Stressing the importance of business incubators in Gaza in establishing tech startups and spreading the entrepreneurship culture among young people, Kodeih pointed to eight incubators in Palestine, four of them in Gaza. These incubators nurture young entrepreneurs for eight to 12 months, providing them with administrative, logistical and financial support. They offer them a one-time grant of between $4,000 and $7,000.
Kodeih went on, “Power cuts are a major obstacle. We had to pay huge amounts to buy generators, but a year ago we bought solar panels.” It was an enormous outlay, he said, but necessary for the company's production.
He continued, “Closed crossings prevent us from traveling to acquire new expertise. New technologies that are necessary for our work have emerged in the past years around the world. We were not, however, able to travel for proper training. It is true that such technologies are available online, but practicing and participating in training in a more advanced scientific environment abroad would really hone our skills.”
Samer Mehani, 34, co-founded the Gaza-based New Line startup for mobile application and web services with his colleague Mohammed al-Dabbagh, 30.
“Young entrepreneurs in Gaza are increasingly attracted to tech startups that can penetrate international and Arab markets without the need to meet face-to-face with customers,” Mehani told Al-Monitor. “These companies have greater chances at success than those in other sectors because they are less affected by the blockade and the closure of crossings.” However, Mehani concurs that the power blackouts in Gaza that reach up to 20 hours a day have impeded startup companies.
Mehani and Dabbagh began working remotely in 2009. Today, they have an online company of 30 employees, developing and designing Android applications for Gulf companies and ministries, including the Saudi Ministries of Education and Justice.

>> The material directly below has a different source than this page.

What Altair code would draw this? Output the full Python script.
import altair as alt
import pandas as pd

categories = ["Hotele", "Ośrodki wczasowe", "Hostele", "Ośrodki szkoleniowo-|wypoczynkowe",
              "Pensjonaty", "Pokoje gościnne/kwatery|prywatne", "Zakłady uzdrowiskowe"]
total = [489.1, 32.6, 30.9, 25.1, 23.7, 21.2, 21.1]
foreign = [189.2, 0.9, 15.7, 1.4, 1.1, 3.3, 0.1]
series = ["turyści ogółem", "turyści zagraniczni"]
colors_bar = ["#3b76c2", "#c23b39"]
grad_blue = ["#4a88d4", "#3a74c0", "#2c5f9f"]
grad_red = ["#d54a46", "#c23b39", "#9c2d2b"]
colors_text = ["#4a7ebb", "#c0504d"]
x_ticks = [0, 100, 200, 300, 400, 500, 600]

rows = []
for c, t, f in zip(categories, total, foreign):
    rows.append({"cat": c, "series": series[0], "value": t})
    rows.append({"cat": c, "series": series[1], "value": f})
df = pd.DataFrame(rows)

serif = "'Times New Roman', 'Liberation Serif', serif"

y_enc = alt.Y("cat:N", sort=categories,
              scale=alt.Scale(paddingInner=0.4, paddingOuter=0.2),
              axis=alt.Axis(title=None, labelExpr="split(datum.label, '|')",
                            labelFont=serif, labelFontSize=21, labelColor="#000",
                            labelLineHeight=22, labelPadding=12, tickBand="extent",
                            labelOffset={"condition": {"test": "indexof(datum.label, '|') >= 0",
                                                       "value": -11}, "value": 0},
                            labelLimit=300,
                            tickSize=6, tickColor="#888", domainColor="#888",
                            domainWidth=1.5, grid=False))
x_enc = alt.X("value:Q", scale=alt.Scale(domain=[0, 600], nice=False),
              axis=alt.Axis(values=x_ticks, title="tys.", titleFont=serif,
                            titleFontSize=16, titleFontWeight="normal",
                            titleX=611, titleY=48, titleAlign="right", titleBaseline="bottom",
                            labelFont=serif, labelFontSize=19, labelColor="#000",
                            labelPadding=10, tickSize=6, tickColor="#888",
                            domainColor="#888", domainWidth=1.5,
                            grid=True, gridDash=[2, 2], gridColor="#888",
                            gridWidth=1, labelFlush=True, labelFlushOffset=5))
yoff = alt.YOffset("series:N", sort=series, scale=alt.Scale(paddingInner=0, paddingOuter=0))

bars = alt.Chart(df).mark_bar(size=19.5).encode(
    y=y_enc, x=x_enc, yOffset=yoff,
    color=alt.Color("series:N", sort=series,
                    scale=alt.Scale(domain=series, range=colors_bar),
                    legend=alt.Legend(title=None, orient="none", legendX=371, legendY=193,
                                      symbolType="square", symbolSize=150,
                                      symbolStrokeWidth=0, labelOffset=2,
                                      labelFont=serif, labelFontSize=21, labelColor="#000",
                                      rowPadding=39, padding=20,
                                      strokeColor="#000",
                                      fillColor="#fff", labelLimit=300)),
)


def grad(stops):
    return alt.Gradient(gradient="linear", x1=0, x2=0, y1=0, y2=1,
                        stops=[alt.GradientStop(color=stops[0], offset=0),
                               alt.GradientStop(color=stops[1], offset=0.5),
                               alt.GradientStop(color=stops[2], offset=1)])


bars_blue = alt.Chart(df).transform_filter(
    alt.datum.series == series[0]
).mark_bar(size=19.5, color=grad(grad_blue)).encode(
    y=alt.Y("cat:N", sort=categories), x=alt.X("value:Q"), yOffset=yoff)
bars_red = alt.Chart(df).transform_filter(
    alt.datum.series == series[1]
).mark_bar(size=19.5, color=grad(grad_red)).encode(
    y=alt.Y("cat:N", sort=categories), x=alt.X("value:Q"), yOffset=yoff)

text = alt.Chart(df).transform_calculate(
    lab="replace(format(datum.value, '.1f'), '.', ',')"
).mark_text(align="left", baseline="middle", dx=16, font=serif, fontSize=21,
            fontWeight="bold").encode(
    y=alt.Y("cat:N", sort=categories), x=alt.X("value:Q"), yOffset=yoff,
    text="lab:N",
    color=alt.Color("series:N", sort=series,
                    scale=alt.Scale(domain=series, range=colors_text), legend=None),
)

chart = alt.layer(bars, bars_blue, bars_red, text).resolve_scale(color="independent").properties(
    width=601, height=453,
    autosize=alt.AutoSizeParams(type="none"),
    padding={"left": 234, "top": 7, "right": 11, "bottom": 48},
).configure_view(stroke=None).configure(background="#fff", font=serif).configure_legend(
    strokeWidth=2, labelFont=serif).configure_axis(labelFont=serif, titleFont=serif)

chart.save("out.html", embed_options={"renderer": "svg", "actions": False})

Ashraf Hijazi, a business developer at the Business and Technology Incubator, told Al-Monitor, “We receive about 300 technology pitches every year. The Gazan market is closed and in very poor condition. But tech startups can break into foreign markets and find clients via international and Arab online platforms seeking freelancers or thanks to the entrepreneurs’ personal relationships with existing companies.”
Mohamed al-Abssi, technical adviser to the Ministry of Communications and Information Technology in Gaza, described the technology sector as vital to alleviate Gaza's unemployment crisis. He told Al-Monitor, “Most startups in Gaza operate in the Gulf markets, and a few in the European and American markets.”
The general director of company registration at the Gaza Ministry of Economy, Abdallah Abu Ruwayda, told Al-Monitor, “Most startups are referred to us by business incubators and are registered as joint liability companies. The registration fee for such companies at the Gaza ministry amount to 900 Jordanian dinars [around $1,300]. In order to encourage startups, we ask them to make a down payment and pay the rest over the course of three years.”
Professor of economics at Al-Azhar University in Gaza Muin Rajab noted that government institutions in Gaza are applying information technology in their interactions with citizens. “This boosted the Palestinian digital economy,” he said.
Maher Tabbaa, public relations director for the Gaza Strip Chamber of Commerce, told Al-Monitor, “The surge in the number of tech startups is only natural as Palestinians are aware of the value of working remotely and online. The technology sector does need any large capital and depends on the individual’s skills. What further helps this sector grow is that it does not need crossings and is [relatively] unharmed by the restrictions imposed on Gaza.”